前作に続きコミカルなタイトルにハードな内容の動物園ミステリー。なぜか公道を走っていたダチョウを捕獲するシーンから物語は始まり、鴇先生の前職の製薬会社の人たちも絡んで少し複雑に展開していく。第二章の監禁、放火事件で一気に盛り上がるが、そんなこととは関係なく自由な動物達の様子がなんとも和む感じです。最終的に鳥インフルエンザにまつわる陰謀にまで発展し緊迫した雰囲気と和む動物たち。桃本を巡るクールな鴇先生、かわいい七森さん、変態服部くん、そして、犬のディオゲネスのライバル関係も今後見逃せなくなりそうで楽しみです。
久しぶりのGシリーズ。最初から誰だか分からない一人称で物語は始まる。劇薬入りの目薬の事件が発生。加部屋は製図の課題に忙しいが、同じ学科で女友達の雨宮と一緒に事件に関わっていく。海月はなぜかC大を辞めて別の大学に行くという。西之園は東京だが、真賀田四季に関しては何かを悟ったようで、あまり関わろうとしない。犀川なんて協力したいくらいとまで言う。加部屋は決意の攻撃に打って出るが、海月は謎の発言。山吹はカヤの外。赤柳は東京で襲われて盗難にあうが…。まあ、ともかくGはまだまだこれからのようで楽しみです。
久しぶりにクラッシャージョウシリーズを読んだ。第11弾だそうです。ジョウ達は水の惑星マルガラスで海底遺跡調査の護衛の依頼を受けるが、マルガラスでの内線に巻き込まれていく。そこで出会った美しい傭兵アプサラと行動を共にしていくうちに、惑星に以前いた異種知的生命体と接触する。まあ派手に盛り上がっていく様子がなんともクラッシャーっぽい感じで懐かしい。アプサラはまた登場して欲しいですね。
なんかもやもやした話があり、その話の終わりに駅前のレストランを予約して、少し前向きになる。それぞれは30ページくらいの短い話が6つの短編集でした。店の名前はハライという人気のレストラン。予想通り、最後の話でそれぞれの人が同じ場所ハライに集うことになる。何かが足りない、誰かが足りないという喪失感を感じる人たち。そんなどこにでもいる現代人たちの話でした。
十字軍物語でも十分な活躍ぶりが描かれていたが、このフリードリッヒ二世は、塩野さんがかなり初期の頃から書きたいと思っていた人物のようです。物語はかの人の幼少期から始まり、若くしてシチリアと神聖ローマ帝国を手中にし、第六次十字軍にてイェルサレム王にもなり、そして法治国家の形成を進めていく姿を描く。法王グレゴリウス九世やアッシジのフランチェスコなども語られる。最後に第二次ロンバルディア戦役の大勝が語られるが、その最後の一文で勝利の女神の嫉妬深いことに触れて上巻は閉じる。パクス・フリデリチアーナは成るのか。

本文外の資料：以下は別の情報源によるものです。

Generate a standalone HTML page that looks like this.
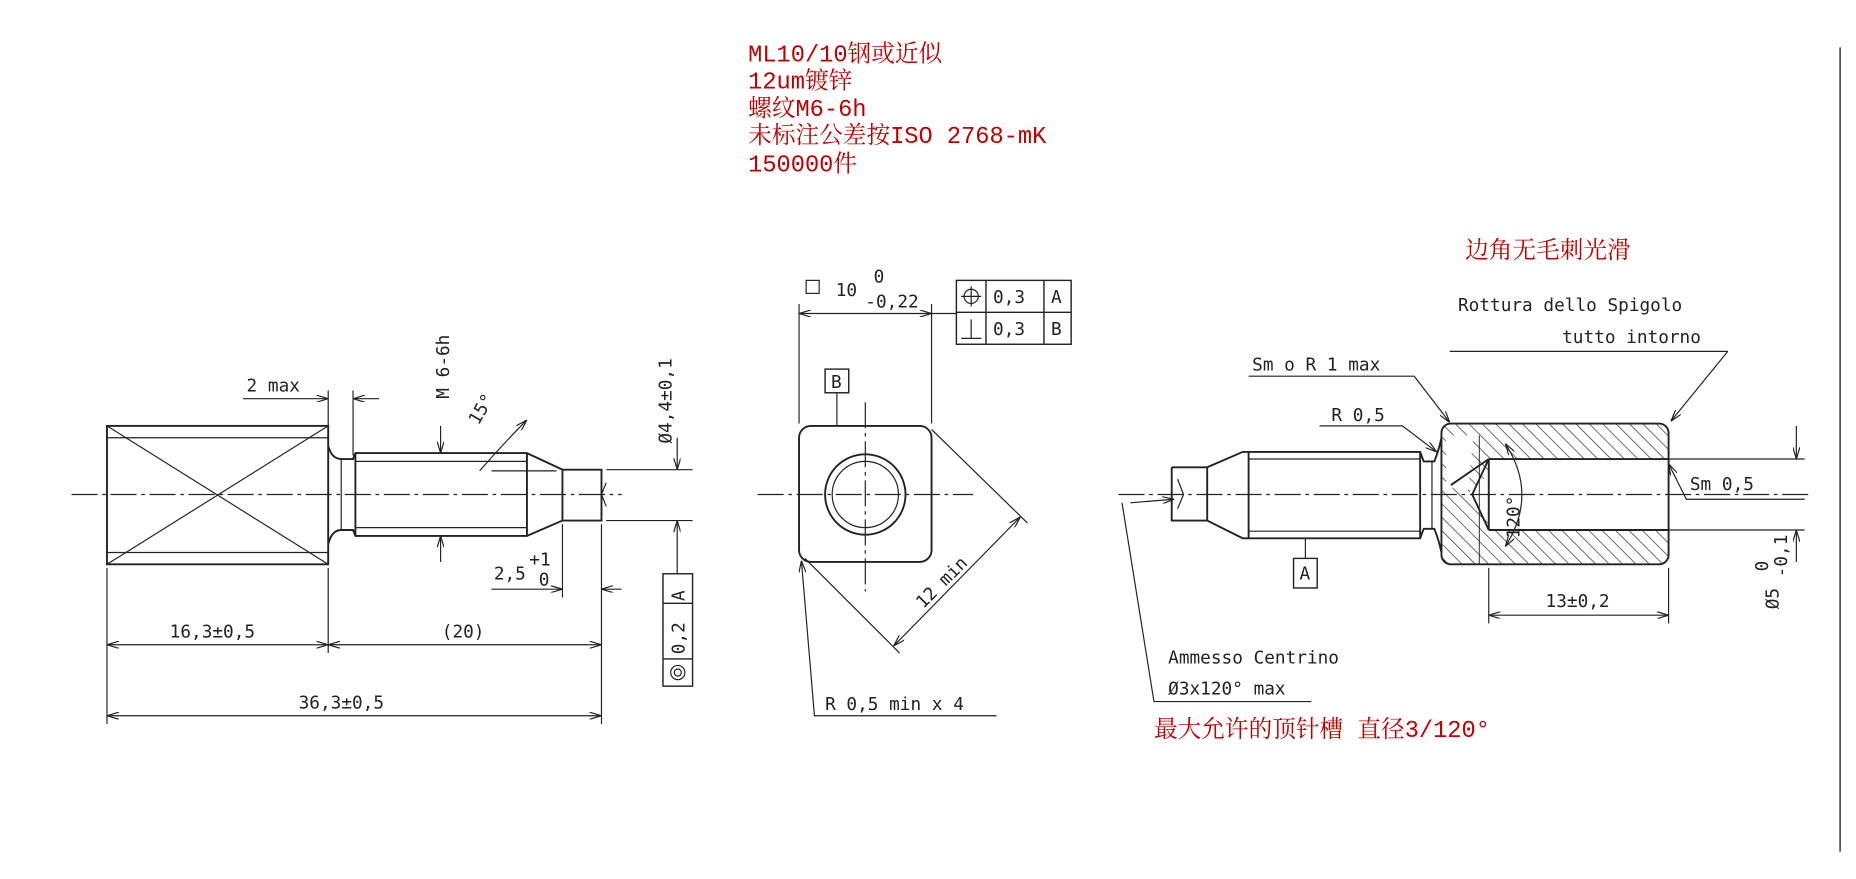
<!DOCTYPE html>
<html><head><meta charset="utf-8"><style>
html,body{margin:0;padding:0;background:#fff;}
svg{display:block}
text{font-family:"DejaVu Sans Mono","Liberation Mono",monospace;fill:#222;font-size:15px}
.r{font-family:"Liberation Mono","Noto Serif CJK SC",monospace;fill:#c00000;font-size:20px}
</style></head><body>
<svg width="1856" height="879" viewBox="0 0 1568 743" xmlns="http://www.w3.org/2000/svg">
<defs>
<marker id="a" markerWidth="10" markerHeight="6" refX="10" refY="3" orient="auto-start-reverse" markerUnits="userSpaceOnUse"><path d="M0,0 L10,3 L0,6" fill="none" stroke="#222" stroke-width="1"/></marker>
<pattern id="h" width="8" height="8" patternUnits="userSpaceOnUse" patternTransform="rotate(-45)"><line x1="0" y1="0" x2="0" y2="8" stroke="#333" stroke-width="1.2"/></pattern>
</defs>
<rect width="1568" height="743" fill="#fff"/>
<line x1="1555" y1="40" x2="1555" y2="720" stroke="#555" stroke-width="1.5"/>
<!-- red notes -->
<text class="r" x="632" y="52">ML10/10钢或近似</text>
<text class="r" x="632" y="75">12um镀锌</text>
<text class="r" x="632" y="98">螺纹M6-6h</text>
<text class="r" x="632" y="121">未标注公差按ISO 2768-mK</text>
<text class="r" x="632" y="145">150000件</text>
<text class="r" x="1238" y="218">边角无毛刺光滑</text>
<text class="r" x="975" y="623">最大允许的顶针槽 直径3/120°</text>

<g stroke="#222" fill="none" stroke-width="1.6">
<!-- LEFT PART -->
<rect x="90" y="360" width="187" height="117"/>
<line x1="90" y1="360" x2="277" y2="477" stroke-width="1"/><line x1="90" y1="477" x2="277" y2="360" stroke-width="1"/>
<line x1="90" y1="370" x2="277" y2="370" stroke-width="1"/><line x1="90" y1="467" x2="277" y2="467" stroke-width="1"/>
<path d="M277,377 Q280,388 288,388 L298,388 L300,383 L445,383 L475,397 L508,397 L508,440 L475,440 L445,453 L300,453 L298,448 L288,448 Q280,448 277,460"/>
<line x1="300" y1="383" x2="300" y2="453"/><line x1="445" y1="383" x2="445" y2="453"/><line x1="475" y1="397" x2="475" y2="440"/>
<line x1="300" y1="390" x2="445" y2="390" stroke-width="1"/><line x1="300" y1="446" x2="445" y2="446" stroke-width="1"/>
<line x1="288" y1="388" x2="288" y2="448" stroke-width="1"/>
<path d="M512,408 L508,418 L512,428" stroke-width="1"/>
<line x1="60" y1="418" x2="525" y2="418" stroke-width="1" stroke-dasharray="22,4,3,4"/>
<g stroke-width="1">
<line x1="90" y1="480" x2="90" y2="612"/><line x1="277" y1="480" x2="277" y2="552"/><line x1="508" y1="443" x2="508" y2="612"/>
<line x1="90" y1="545" x2="277" y2="545" marker-start="url(#a)" marker-end="url(#a)"/>
<line x1="277" y1="545" x2="508" y2="545" marker-start="url(#a)" marker-end="url(#a)"/>
<line x1="90" y1="605" x2="508" y2="605" marker-start="url(#a)" marker-end="url(#a)"/>
<line x1="277" y1="330" x2="277" y2="375"/><line x1="298" y1="330" x2="298" y2="385"/>
<line x1="205" y1="337" x2="277" y2="337" marker-end="url(#a)"/><line x1="298" y1="337" x2="320" y2="337" marker-start="url(#a)"/>
<line x1="475" y1="443" x2="475" y2="505"/>
<line x1="415" y1="498" x2="475" y2="498" marker-end="url(#a)"/><line x1="508" y1="498" x2="525" y2="498" marker-start="url(#a)"/>
<line x1="372" y1="360" x2="372" y2="383" marker-end="url(#a)"/><line x1="372" y1="453" x2="372" y2="475" marker-start="url(#a)"/>
<line x1="512" y1="397" x2="585" y2="397"/><line x1="512" y1="440" x2="585" y2="440"/>
<line x1="572" y1="370" x2="572" y2="397" marker-end="url(#a)"/><line x1="572" y1="440" x2="572" y2="485" marker-start="url(#a)"/>
<path d="M405,398 Q425,375 445,355" marker-end="url(#a)"/>
<path d="M415,398 L470,398" />
</g>
<rect x="560" y="485" width="25" height="95" stroke-width="1.2"/>
<line x1="560" y1="510" x2="585" y2="510" stroke-width="1.2"/><line x1="560" y1="557" x2="585" y2="557" stroke-width="1.2"/>
<circle cx="572.5" cy="568.5" r="6" stroke-width="1"/><circle cx="572.5" cy="568.5" r="3" stroke-width="1"/>

<!-- MIDDLE PART -->
<rect x="675" y="360" width="112" height="115" rx="10"/>
<circle cx="731" cy="418" r="34"/><circle cx="731" cy="418" r="28" stroke-width="1"/>
<line x1="640" y1="418" x2="822" y2="418" stroke-width="1" stroke-dasharray="22,4,3,4"/>
<line x1="731" y1="340" x2="731" y2="500" stroke-width="1" stroke-dasharray="22,4,3,4"/>
<rect x="697" y="312" width="20" height="20" stroke-width="1.2"/>
<line x1="707" y1="332" x2="707" y2="360" stroke-width="1"/>
<g stroke-width="1">
<line x1="675" y1="257" x2="675" y2="358"/><line x1="787" y1="257" x2="787" y2="358"/>
<line x1="675" y1="265" x2="787" y2="265" marker-start="url(#a)" marker-end="url(#a)"/>
<line x1="787" y1="265" x2="808" y2="265"/>
<line x1="787" y1="363" x2="868" y2="442"/><line x1="680" y1="472" x2="760" y2="552"/>
<line x1="862" y1="437" x2="755" y2="546" marker-start="url(#a)" marker-end="url(#a)"/>
<polyline points="677,474 688,605 842,605" marker-start="url(#a)"/>
</g>
<rect x="808" y="237" width="97" height="54" stroke-width="1.2"/>
<line x1="808" y1="264" x2="905" y2="264" stroke-width="1.2"/>
<line x1="833" y1="237" x2="833" y2="291" stroke-width="1.2"/><line x1="882" y1="237" x2="882" y2="291" stroke-width="1.2"/>
<circle cx="820.5" cy="250.5" r="6" stroke-width="1"/><line x1="812" y1="250.5" x2="829" y2="250.5" stroke-width="1"/><line x1="820.5" y1="242" x2="820.5" y2="259" stroke-width="1"/>
<line x1="820.5" y1="270" x2="820.5" y2="286" stroke-width="1"/><line x1="812" y1="286" x2="829" y2="286" stroke-width="1"/>
<rect x="681" y="237" width="11" height="11" stroke-width="1"/>

<!-- RIGHT PART -->
<rect x="1218" y="358" width="192" height="119" rx="8" fill="url(#h)" stroke="none"/>
<path d="M1258,388 L1410,388 L1410,448 L1258,448 L1258,435 L1240,418 L1258,401 Z" fill="#fff" stroke="none"/>
<path d="M1222,368 L1245,368 L1240,418 L1222,410 Z" fill="#fff" stroke="none"/>
<rect x="1218" y="358" width="192" height="119" rx="8"/>
<path d="M1258,388 L1410,388 M1258,448 L1410,448 M1258,388 L1258,448 M1226,410 L1258,388 M1258,448 L1244,418 L1258,388"/>
<line x1="1250" y1="368" x2="1250" y2="477" stroke-width="0.8"/>
<path d="M990,395 L1020,395 L1050,382 L1200,382 L1203,390 L1212,390 Q1216,380 1218,370 M990,395 L990,440 L1020,440 L1050,455 L1200,455 L1203,447 L1212,447 Q1216,457 1218,467"/>
<line x1="1020" y1="395" x2="1020" y2="440"/><line x1="1055" y1="382" x2="1055" y2="455"/><line x1="1200" y1="382" x2="1200" y2="455"/>
<line x1="1055" y1="388" x2="1200" y2="388" stroke-width="1"/><line x1="1055" y1="449" x2="1200" y2="449" stroke-width="1"/>
<line x1="1210" y1="390" x2="1210" y2="447" stroke-width="1"/>
<path d="M995,405 L1000,418 L995,430" stroke-width="1"/>
<line x1="945" y1="418" x2="1530" y2="418" stroke-width="1" stroke-dasharray="22,4,3,4"/>
<rect x="1093" y="472" width="20" height="25" stroke-width="1.2"/>
<line x1="1103" y1="455" x2="1103" y2="472" stroke-width="1"/>
<g stroke-width="1">
<path d="M1272,375 Q1300,418 1272,462" marker-start="url(#a)" marker-end="url(#a)"/>
<line x1="1258" y1="480" x2="1258" y2="527"/><line x1="1410" y1="480" x2="1410" y2="527"/>
<line x1="1258" y1="520" x2="1410" y2="520" marker-start="url(#a)" marker-end="url(#a)"/>
<line x1="1410" y1="388" x2="1525" y2="388"/><line x1="1410" y1="448" x2="1525" y2="448"/>
<line x1="1518" y1="360" x2="1518" y2="388" marker-end="url(#a)"/><line x1="1518" y1="448" x2="1518" y2="475" marker-start="url(#a)"/>
<line x1="1225" y1="297" x2="1460" y2="297"/><line x1="1460" y1="297" x2="1412" y2="356" marker-end="url(#a)"/>
<polyline points="1055,318 1195,318 1225,357" marker-end="url(#a)"/>
<polyline points="1115,360 1185,360 1214,382" marker-end="url(#a)"/>
<polyline points="1525,422 1425,422 1410,392" marker-end="url(#a)"/>
<polyline points="1108,593 975,593 948,425" />
<line x1="955" y1="425" x2="992" y2="422" marker-end="url(#a)"/>
</g>
</g>

<text x="208" y="331">2 max</text>
<text x="379" y="337" transform="rotate(-90 379 337)">M 6-6h</text>
<text x="404" y="360" transform="rotate(-60 404 360)">15°</text>
<text x="417" y="490">2,5</text><text x="447" y="478" font-size="12">+1</text><text x="455" y="495" font-size="12">0</text>
<text x="567" y="375" transform="rotate(-90 567 375)">Ø4,4±0,1</text>
<text x="578" y="508" transform="rotate(-90 578 508)">A</text>
<text x="578" y="553" transform="rotate(-90 578 553)">0,2</text>
<text x="143" y="539">16,3±0,5</text>
<text x="373" y="539">(20)</text>
<text x="252" y="599">36,3±0,5</text>
<text x="702" y="328">B</text>
<text x="706" y="250">10</text><text x="738" y="239" font-size="13">0</text><text x="731" y="260" font-size="13">-0,22</text>
<text x="839" y="256">0,3</text><text x="888" y="256">A</text>
<text x="839" y="283">0,3</text><text x="888" y="283">B</text>
<text x="780" y="515" transform="rotate(-45 780 515)">12 min</text>
<text x="697" y="600">R 0,5 min x 4</text>
<text x="1232" y="263">Rottura dello Spigolo</text>
<text x="1320" y="290">tutto intorno</text>
<text x="1058" y="313">Sm o R 1 max</text>
<text x="1125" y="356">R 0,5</text>
<text x="1428" y="414">Sm 0,5</text>
<text x="1098" y="490">A</text>
<text x="1284" y="455" transform="rotate(-90 1284 455)">120°</text>
<text x="1306" y="513">13±0,2</text>
<text x="1503" y="515" transform="rotate(-90 1503 515)">Ø5</text>
<text x="1494" y="483" transform="rotate(-90 1494 483)" font-size="13">0</text>
<text x="1510" y="488" transform="rotate(-90 1510 488)" font-size="13">-0,1</text>
<text x="987" y="561">Ammesso Centrino</text>
<text x="987" y="587">Ø3x120° max</text>
</svg>
</body></html>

なぜかゆきが海辺の田舎の温泉宿で家庭教師をしていて、その男の子から手紙が届く。それでリマと一緒にその温泉にいく八頭大。まあ、温泉にいくというよりもその地にあるお宝探しがメインのようです。その地で小早川という男に会うが、なにか怪しい感じを読者に与える。その後、なんかよく分からないが凄まじい触手が海でも陸でも襲ってくる。ゆきは酔っ払って役に立たず、リマも触手に影響を受けてしまうので大に眠らされる。壮大な海の怪物の存在をほのめかしてストーリーは閉じた。
さて下巻です。下巻も引き続き、小鳩と瓜野のダブル視点で語られる。小鳩もなんだか調査をしているようですが、瓜野はきっと間違った結論に向かわせれているようだと読者は思う。前作夏期限定に登場の車に火が付けられたりして小佐内ゆきが犯人であるのではという疑惑が読者をおそう。今回の小佐内の復讐は、本人いわく高校に入ってはじめて本当に復讐したそうですが、側からみれば小さなことで、だから普通誰も気づかない。だけど小鳩なら気づく。そして、小佐内は気になって質問した小鳩から栗きんとんをひとつせしめることに成功したのでした。
閉ざされた扉を開けさせまいとする伏見亮輔と、いくつかの違和感から何が起こったかをシミュレーションする碓氷優佳。その頭脳戦が描かれた作品。犯行の動機はイマイチだし、探偵の思惑は理解できないが、まあ、そこはいいじゃないか。倒叙ミステリのザラっとした感じがよいと思いました。
森博嗣さんの100個のつぶやきとその解説らしきもの。こういう考えは突飛だと広くは思われるのかもしれないが、私としては当たり前と思われることが書いてあったって感じ。それだけ。